Spice tampering is a rare occurrence with reputable spice companies. However, there have been cases on record where imported paprika has been sprayed with vegetable oil for color retention. Obviously, spice tampering would present a general kashrus concern and more so a kosher for Pesach concern. However, our research has shown reputable spice companies whose integrity, quality and reputation are at stake would not risk using substandard spices.

Chinese Spices

With the advent and proliferation of Chinese trade, more and more raw ingredients are appearing on the domestic scene from mainland China. Chinese products are less expensive, and at times, of equal or superior quality. The most recently seen Chinese garlic and onion powders are competing with domestic productions.
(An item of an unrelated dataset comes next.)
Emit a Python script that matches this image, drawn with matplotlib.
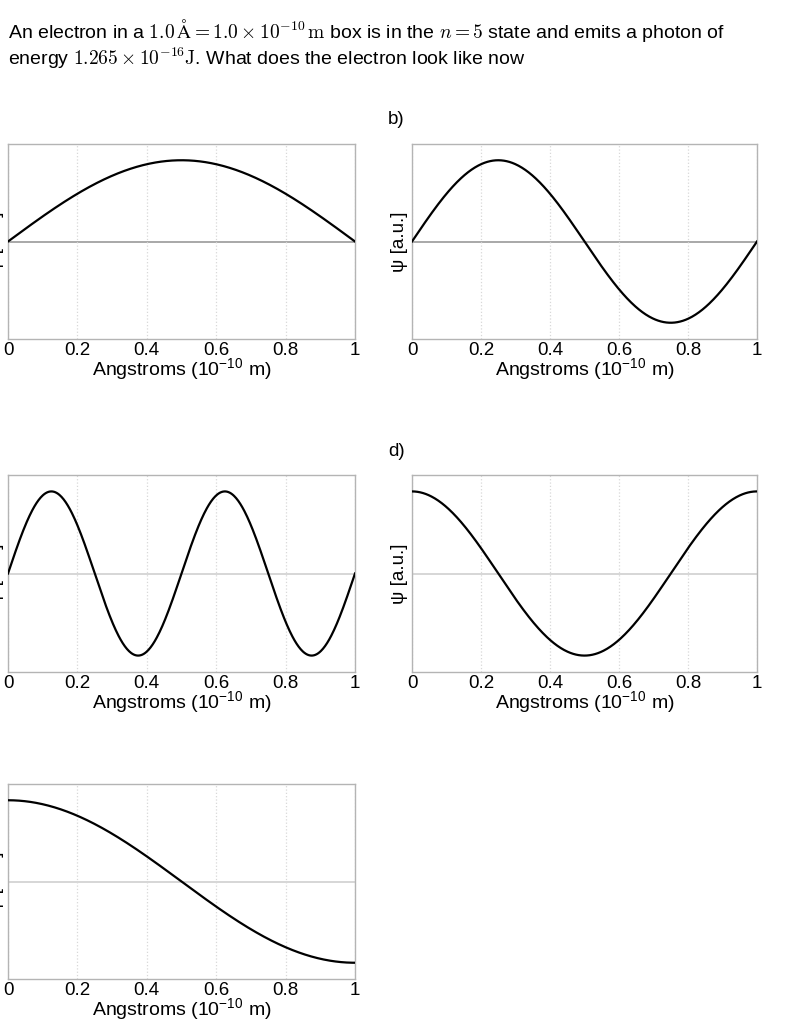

Chinese garlic and onion, however, are more pungent than their domestic counterpart and need to be modified to correspond to the U.S. palate. Modification can be made by cutting down the spice with flour and anti-caking agents. As was mentioned earlier, anti-caking agents can present kashrus concerns and flour would truly be problematic for Passover. Chinese spices should not be used without reliable kosher and/or kosher for Passover certification.

Other Passover Spice Stringencies

The Mishna B'rura 453:13 mentions that one should preferably refrain from using anise and kimmel on Passover since they grow in close proximity to wheat fields and it is difficult to be sure that no grains of wheat are mixed in with these spices.
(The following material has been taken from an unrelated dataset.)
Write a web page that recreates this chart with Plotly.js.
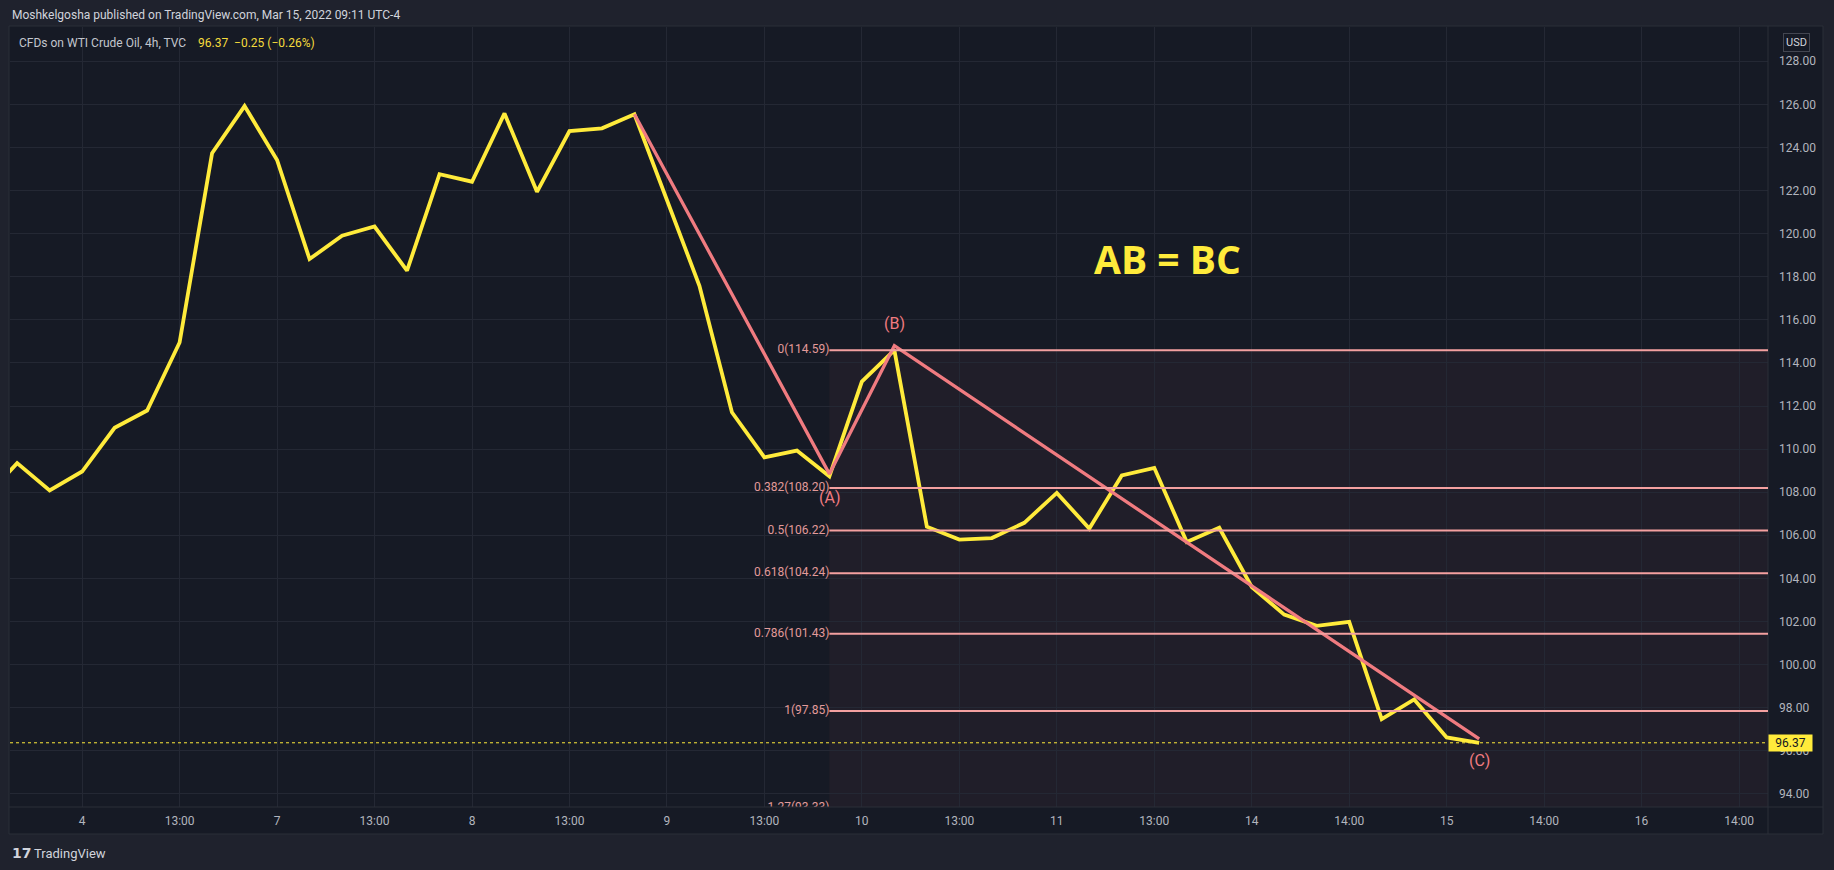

Since we are not sure what "kimmel" is the custom is to refrain from using caraway, cumin, or fennel, all seeds which resemble one another and each of these could conceivably be the kimmel referred to above. In addition, both fenugreek and coriander may be grown near wheat fields and should be avoided unless they have been carefully checked for extraneous grains. Some of the big spice companies own their own plantations in India and elsewhere, thus non-kosher for Passover wheat or barley is not a major concern.

Another spice which is considered kitniyos is mustard. Thus all forms of mustard including mustard essential oils and oleoresins are not used on Passover.

In an era where blending kashrus and technology has become commonplace, the spice and spirit of kosher seasoning blends right in.